Start of SUPPLIED RECORDS

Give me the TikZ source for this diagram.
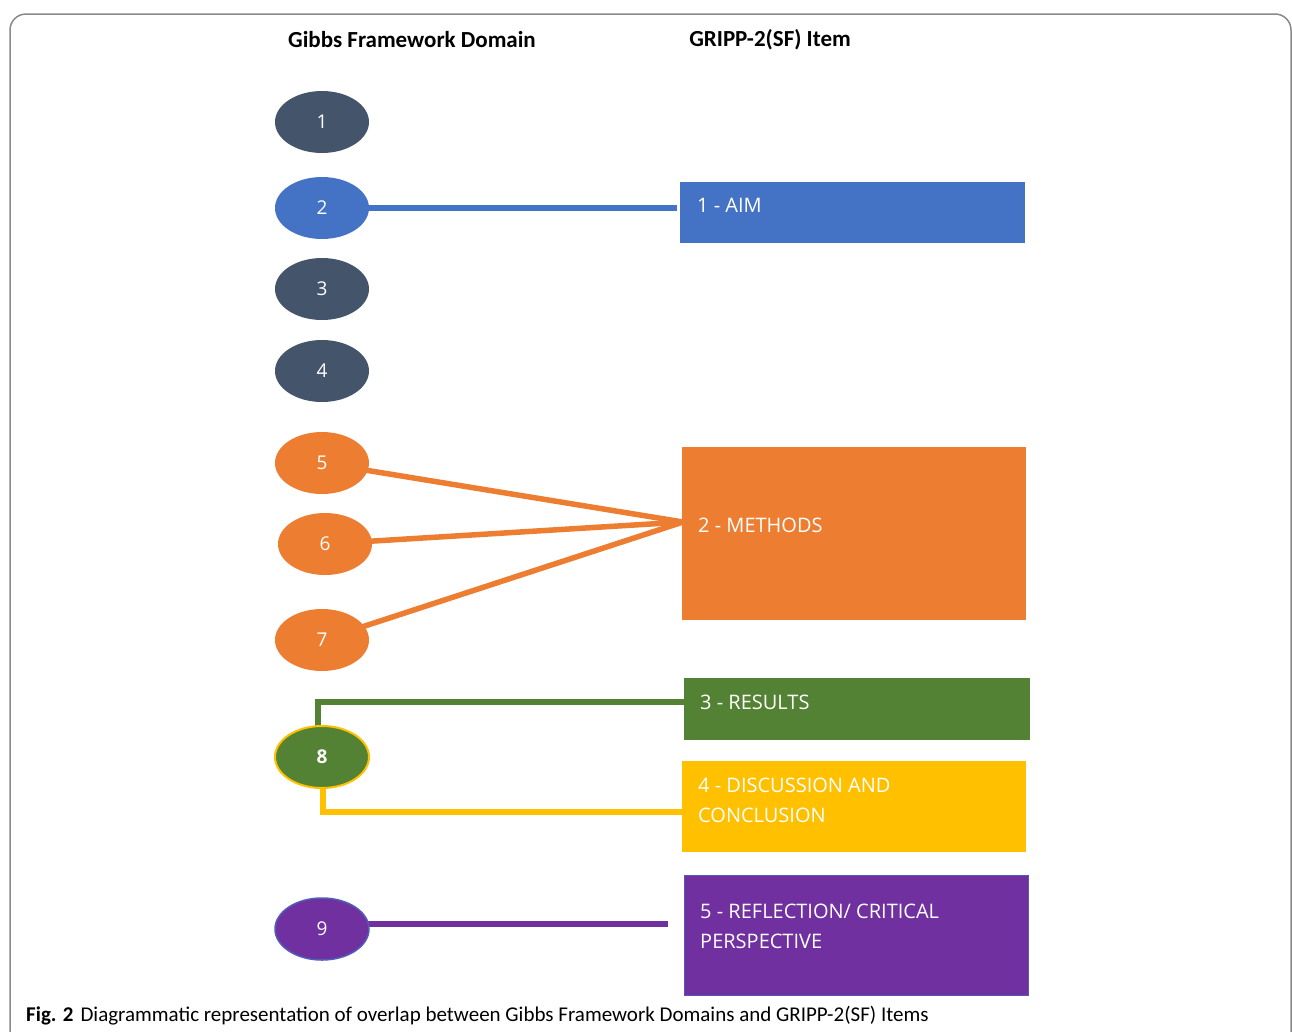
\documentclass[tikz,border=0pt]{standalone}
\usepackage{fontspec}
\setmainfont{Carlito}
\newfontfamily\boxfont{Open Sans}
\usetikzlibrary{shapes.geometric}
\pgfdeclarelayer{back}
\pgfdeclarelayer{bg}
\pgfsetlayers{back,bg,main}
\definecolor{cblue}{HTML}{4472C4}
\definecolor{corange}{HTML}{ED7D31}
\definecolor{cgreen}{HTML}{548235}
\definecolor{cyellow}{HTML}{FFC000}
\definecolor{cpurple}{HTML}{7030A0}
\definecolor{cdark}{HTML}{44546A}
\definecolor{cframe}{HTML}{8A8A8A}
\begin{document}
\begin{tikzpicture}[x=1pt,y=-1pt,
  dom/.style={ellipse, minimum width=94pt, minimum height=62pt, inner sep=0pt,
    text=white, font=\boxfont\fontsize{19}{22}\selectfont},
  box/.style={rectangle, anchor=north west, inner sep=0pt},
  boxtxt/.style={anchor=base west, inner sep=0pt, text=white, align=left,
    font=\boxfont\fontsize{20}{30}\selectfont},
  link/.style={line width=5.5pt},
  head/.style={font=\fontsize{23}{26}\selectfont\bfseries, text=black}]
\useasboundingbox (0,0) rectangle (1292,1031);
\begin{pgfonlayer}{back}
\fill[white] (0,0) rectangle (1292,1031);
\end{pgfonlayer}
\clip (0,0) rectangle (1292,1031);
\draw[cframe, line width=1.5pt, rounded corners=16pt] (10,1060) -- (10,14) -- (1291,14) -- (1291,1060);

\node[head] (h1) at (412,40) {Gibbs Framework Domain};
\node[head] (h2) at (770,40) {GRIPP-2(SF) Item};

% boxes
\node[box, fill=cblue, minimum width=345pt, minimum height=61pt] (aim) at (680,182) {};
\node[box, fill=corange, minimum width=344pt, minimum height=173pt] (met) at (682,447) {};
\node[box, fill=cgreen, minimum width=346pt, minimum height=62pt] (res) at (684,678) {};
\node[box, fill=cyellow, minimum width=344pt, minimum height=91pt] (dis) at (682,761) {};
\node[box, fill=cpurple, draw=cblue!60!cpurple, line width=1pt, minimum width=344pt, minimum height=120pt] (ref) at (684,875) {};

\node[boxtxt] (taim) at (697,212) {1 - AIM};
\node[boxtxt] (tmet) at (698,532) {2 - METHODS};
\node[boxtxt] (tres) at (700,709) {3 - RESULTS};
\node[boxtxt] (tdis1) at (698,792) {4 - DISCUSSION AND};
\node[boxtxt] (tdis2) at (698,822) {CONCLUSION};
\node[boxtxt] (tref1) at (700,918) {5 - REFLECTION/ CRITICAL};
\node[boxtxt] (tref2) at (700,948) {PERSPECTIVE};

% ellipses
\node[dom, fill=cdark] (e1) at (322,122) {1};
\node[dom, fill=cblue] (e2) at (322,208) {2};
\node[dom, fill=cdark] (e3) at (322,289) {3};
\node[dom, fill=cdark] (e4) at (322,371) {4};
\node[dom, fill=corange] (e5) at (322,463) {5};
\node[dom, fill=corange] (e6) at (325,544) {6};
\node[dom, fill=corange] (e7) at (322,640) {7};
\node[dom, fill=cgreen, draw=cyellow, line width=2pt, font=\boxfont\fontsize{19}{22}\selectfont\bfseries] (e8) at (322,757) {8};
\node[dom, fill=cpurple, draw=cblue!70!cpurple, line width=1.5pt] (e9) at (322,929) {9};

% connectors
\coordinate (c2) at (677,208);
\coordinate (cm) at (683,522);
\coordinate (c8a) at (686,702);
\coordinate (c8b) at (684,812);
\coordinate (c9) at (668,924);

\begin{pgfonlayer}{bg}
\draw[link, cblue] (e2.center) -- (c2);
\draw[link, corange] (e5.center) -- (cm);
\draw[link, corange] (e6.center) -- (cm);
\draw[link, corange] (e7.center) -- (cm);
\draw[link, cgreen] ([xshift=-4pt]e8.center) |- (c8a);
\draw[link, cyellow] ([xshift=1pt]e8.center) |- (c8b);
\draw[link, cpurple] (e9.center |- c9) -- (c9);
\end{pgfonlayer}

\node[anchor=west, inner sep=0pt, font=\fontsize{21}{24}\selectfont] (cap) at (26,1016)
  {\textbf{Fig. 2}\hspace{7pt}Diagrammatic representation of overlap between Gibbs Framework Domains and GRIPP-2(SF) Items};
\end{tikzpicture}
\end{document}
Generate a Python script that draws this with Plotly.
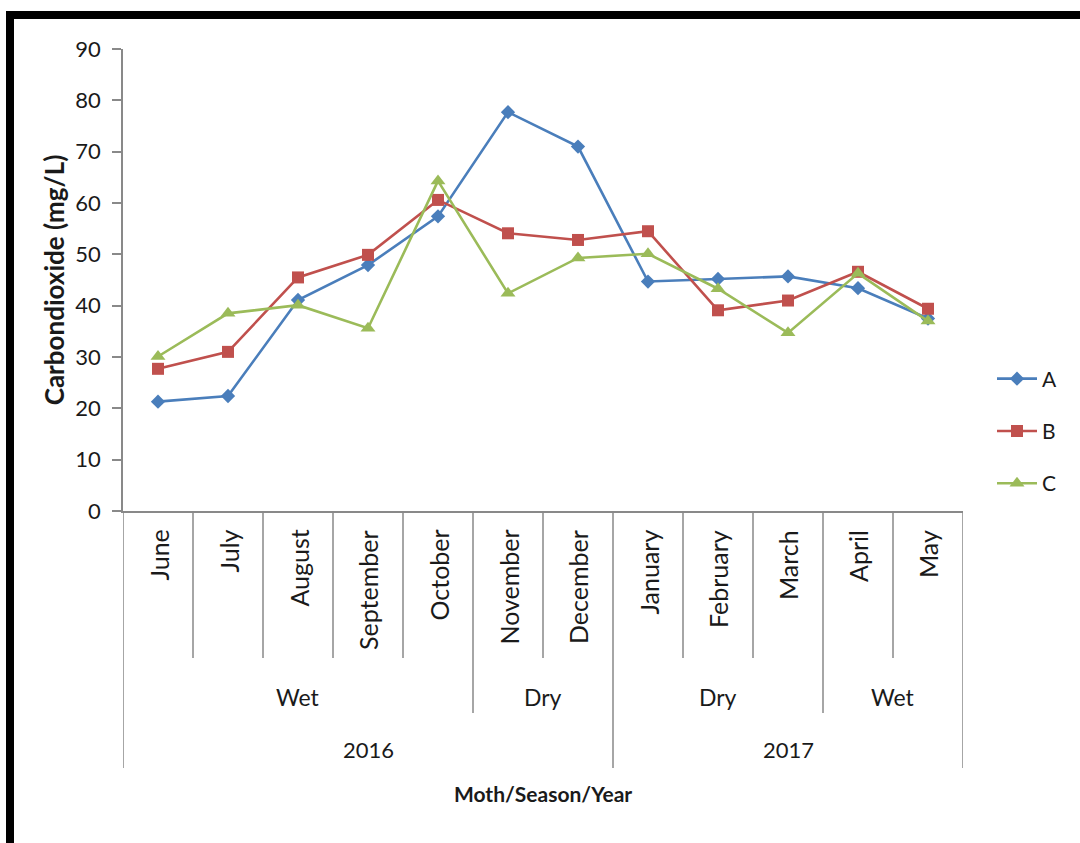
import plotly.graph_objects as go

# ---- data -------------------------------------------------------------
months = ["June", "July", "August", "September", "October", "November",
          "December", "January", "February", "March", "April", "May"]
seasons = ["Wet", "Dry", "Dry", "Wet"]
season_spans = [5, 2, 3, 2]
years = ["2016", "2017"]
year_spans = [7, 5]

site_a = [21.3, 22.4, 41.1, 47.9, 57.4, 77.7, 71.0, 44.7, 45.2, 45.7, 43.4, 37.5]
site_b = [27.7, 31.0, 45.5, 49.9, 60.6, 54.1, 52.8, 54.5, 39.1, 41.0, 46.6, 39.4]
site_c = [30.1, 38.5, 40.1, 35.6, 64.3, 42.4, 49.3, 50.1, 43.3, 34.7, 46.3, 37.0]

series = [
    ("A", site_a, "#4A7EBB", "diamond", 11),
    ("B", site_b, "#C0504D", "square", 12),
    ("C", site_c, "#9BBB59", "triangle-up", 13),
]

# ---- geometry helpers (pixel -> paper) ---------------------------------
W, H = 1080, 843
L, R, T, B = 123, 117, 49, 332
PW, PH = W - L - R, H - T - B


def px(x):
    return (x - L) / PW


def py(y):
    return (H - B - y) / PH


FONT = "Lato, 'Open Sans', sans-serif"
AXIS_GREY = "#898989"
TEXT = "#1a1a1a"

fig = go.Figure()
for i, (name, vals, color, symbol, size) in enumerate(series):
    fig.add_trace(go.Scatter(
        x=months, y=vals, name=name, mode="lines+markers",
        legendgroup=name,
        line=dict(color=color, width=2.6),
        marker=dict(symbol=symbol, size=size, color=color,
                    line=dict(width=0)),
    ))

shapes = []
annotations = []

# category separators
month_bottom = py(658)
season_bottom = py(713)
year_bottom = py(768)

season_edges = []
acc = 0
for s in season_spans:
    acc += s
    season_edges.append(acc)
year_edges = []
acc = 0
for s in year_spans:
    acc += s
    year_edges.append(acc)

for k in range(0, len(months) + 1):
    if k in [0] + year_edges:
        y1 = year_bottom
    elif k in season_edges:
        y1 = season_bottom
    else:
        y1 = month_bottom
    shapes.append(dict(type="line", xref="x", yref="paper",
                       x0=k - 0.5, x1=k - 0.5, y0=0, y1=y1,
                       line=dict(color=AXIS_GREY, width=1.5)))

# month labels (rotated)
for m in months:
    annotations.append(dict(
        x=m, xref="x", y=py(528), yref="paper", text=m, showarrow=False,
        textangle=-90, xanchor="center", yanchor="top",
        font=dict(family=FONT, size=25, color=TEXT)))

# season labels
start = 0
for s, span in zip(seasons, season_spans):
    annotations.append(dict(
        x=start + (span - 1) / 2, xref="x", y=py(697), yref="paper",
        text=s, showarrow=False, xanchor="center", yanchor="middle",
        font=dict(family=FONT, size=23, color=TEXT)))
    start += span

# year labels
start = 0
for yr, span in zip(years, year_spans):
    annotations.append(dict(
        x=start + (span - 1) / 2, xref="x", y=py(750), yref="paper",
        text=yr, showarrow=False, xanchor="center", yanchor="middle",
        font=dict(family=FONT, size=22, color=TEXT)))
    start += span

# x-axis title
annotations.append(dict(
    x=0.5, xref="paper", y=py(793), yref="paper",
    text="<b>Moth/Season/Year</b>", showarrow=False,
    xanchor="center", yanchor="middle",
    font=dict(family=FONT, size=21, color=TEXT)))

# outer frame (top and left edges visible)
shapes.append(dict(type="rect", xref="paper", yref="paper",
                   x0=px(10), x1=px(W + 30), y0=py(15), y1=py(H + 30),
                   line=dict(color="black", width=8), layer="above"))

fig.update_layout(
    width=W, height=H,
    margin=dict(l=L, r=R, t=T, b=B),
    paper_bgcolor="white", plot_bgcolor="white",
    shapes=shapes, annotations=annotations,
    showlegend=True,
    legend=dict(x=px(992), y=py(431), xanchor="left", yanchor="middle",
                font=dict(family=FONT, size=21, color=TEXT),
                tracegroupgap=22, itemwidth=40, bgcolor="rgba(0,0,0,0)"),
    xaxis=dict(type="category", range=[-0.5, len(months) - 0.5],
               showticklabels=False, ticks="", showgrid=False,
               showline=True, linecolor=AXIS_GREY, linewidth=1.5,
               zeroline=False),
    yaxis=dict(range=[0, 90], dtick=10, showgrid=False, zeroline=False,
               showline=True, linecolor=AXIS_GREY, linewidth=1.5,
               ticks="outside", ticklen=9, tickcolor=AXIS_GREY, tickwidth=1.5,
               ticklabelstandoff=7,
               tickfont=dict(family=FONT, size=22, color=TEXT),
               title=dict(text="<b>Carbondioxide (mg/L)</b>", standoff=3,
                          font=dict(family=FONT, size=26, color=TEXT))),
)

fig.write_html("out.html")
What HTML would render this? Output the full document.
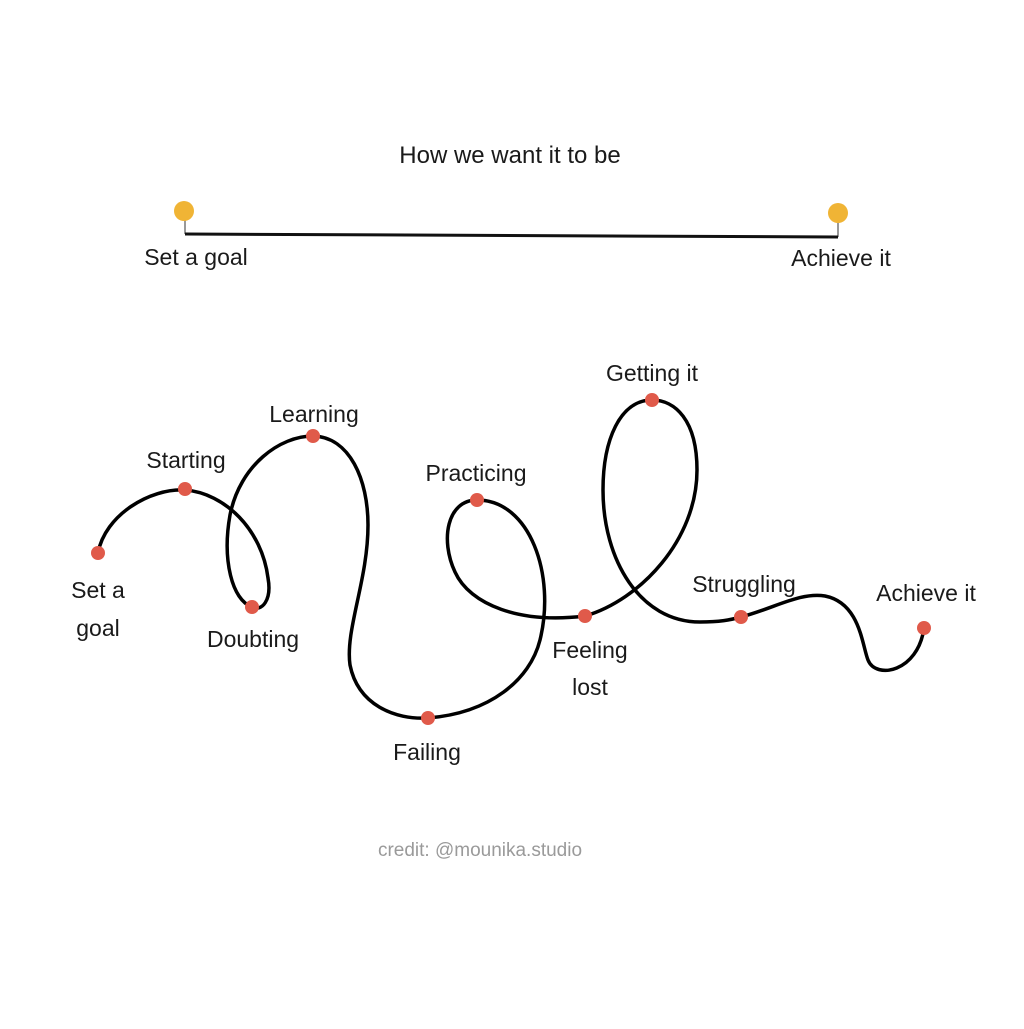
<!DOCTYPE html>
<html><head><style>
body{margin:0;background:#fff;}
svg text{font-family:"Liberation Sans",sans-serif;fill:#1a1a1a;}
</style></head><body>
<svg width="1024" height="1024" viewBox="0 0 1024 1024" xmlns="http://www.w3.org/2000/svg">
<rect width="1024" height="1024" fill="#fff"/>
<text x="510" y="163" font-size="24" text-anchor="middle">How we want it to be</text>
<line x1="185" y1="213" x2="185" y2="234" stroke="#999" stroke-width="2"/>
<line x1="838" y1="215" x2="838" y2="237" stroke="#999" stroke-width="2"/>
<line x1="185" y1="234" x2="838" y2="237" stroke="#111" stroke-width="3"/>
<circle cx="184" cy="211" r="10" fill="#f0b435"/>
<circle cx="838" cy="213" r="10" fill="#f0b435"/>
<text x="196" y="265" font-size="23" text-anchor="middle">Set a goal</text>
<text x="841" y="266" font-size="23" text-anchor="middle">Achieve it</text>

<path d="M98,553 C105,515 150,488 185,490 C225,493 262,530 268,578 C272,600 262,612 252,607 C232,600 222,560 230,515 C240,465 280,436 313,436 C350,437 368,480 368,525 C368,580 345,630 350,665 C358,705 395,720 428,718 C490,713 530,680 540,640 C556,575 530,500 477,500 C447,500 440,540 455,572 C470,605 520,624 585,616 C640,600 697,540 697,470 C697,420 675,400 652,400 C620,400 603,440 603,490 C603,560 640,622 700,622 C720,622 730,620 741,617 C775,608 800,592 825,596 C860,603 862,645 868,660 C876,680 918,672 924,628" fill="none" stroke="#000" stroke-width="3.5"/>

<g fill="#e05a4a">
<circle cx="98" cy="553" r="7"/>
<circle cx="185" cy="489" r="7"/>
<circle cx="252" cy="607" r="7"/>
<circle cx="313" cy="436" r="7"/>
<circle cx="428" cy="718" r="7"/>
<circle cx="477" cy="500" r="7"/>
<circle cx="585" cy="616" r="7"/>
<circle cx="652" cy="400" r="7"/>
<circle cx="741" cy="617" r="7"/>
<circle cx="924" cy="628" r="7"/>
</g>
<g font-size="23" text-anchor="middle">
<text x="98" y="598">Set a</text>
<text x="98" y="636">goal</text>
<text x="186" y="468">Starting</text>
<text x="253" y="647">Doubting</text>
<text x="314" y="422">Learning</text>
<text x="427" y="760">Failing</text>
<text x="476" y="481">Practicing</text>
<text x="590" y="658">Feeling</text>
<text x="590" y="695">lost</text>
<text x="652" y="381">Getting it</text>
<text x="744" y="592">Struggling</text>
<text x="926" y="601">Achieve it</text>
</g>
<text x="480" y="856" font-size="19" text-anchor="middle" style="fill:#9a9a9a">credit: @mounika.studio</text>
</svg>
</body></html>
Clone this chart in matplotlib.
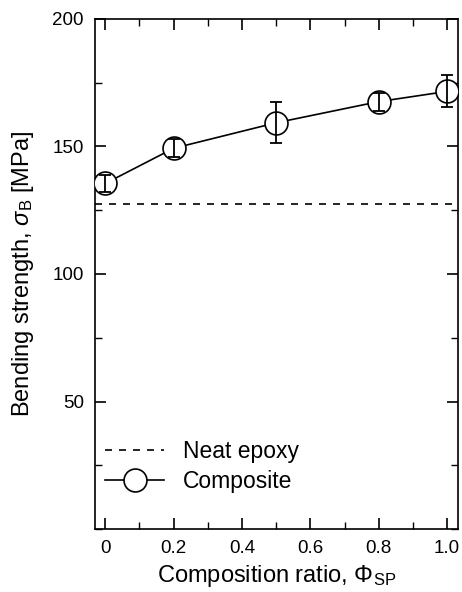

End of SUPPLIED RECORDS

◆ TASK PROMPT ◆
Copy exactly the stretch of lines that starts at the line holding "Generate a Python" and ends at the line holding "line=dict(color=AXIS_GREY, width=1.5)))". Drop the pictures.

◆ SOLUTION TO THIS PROBLEM ◆
Generate a Python script that draws this with Plotly.
import plotly.graph_objects as go

# ---- data -------------------------------------------------------------
months = ["June", "July", "August", "September", "October", "November",
          "December", "January", "February", "March", "April", "May"]
seasons = ["Wet", "Dry", "Dry", "Wet"]
season_spans = [5, 2, 3, 2]
years = ["2016", "2017"]
year_spans = [7, 5]

site_a = [21.3, 22.4, 41.1, 47.9, 57.4, 77.7, 71.0, 44.7, 45.2, 45.7, 43.4, 37.5]
site_b = [27.7, 31.0, 45.5, 49.9, 60.6, 54.1, 52.8, 54.5, 39.1, 41.0, 46.6, 39.4]
site_c = [30.1, 38.5, 40.1, 35.6, 64.3, 42.4, 49.3, 50.1, 43.3, 34.7, 46.3, 37.0]

series = [
    ("A", site_a, "#4A7EBB", "diamond", 11),
    ("B", site_b, "#C0504D", "square", 12),
    ("C", site_c, "#9BBB59", "triangle-up", 13),
]

# ---- geometry helpers (pixel -> paper) ---------------------------------
W, H = 1080, 843
L, R, T, B = 123, 117, 49, 332
PW, PH = W - L - R, H - T - B


def px(x):
    return (x - L) / PW


def py(y):
    return (H - B - y) / PH


FONT = "Lato, 'Open Sans', sans-serif"
AXIS_GREY = "#898989"
TEXT = "#1a1a1a"

fig = go.Figure()
for i, (name, vals, color, symbol, size) in enumerate(series):
    fig.add_trace(go.Scatter(
        x=months, y=vals, name=name, mode="lines+markers",
        legendgroup=name,
        line=dict(color=color, width=2.6),
        marker=dict(symbol=symbol, size=size, color=color,
                    line=dict(width=0)),
    ))

shapes = []
annotations = []

# category separators
month_bottom = py(658)
season_bottom = py(713)
year_bottom = py(768)

season_edges = []
acc = 0
for s in season_spans:
    acc += s
    season_edges.append(acc)
year_edges = []
acc = 0
for s in year_spans:
    acc += s
    year_edges.append(acc)

for k in range(0, len(months) + 1):
    if k in [0] + year_edges:
        y1 = year_bottom
    elif k in season_edges:
        y1 = season_bottom
    else:
        y1 = month_bottom
    shapes.append(dict(type="line", xref="x", yref="paper",
                       x0=k - 0.5, x1=k - 0.5, y0=0, y1=y1,
                       line=dict(color=AXIS_GREY, width=1.5)))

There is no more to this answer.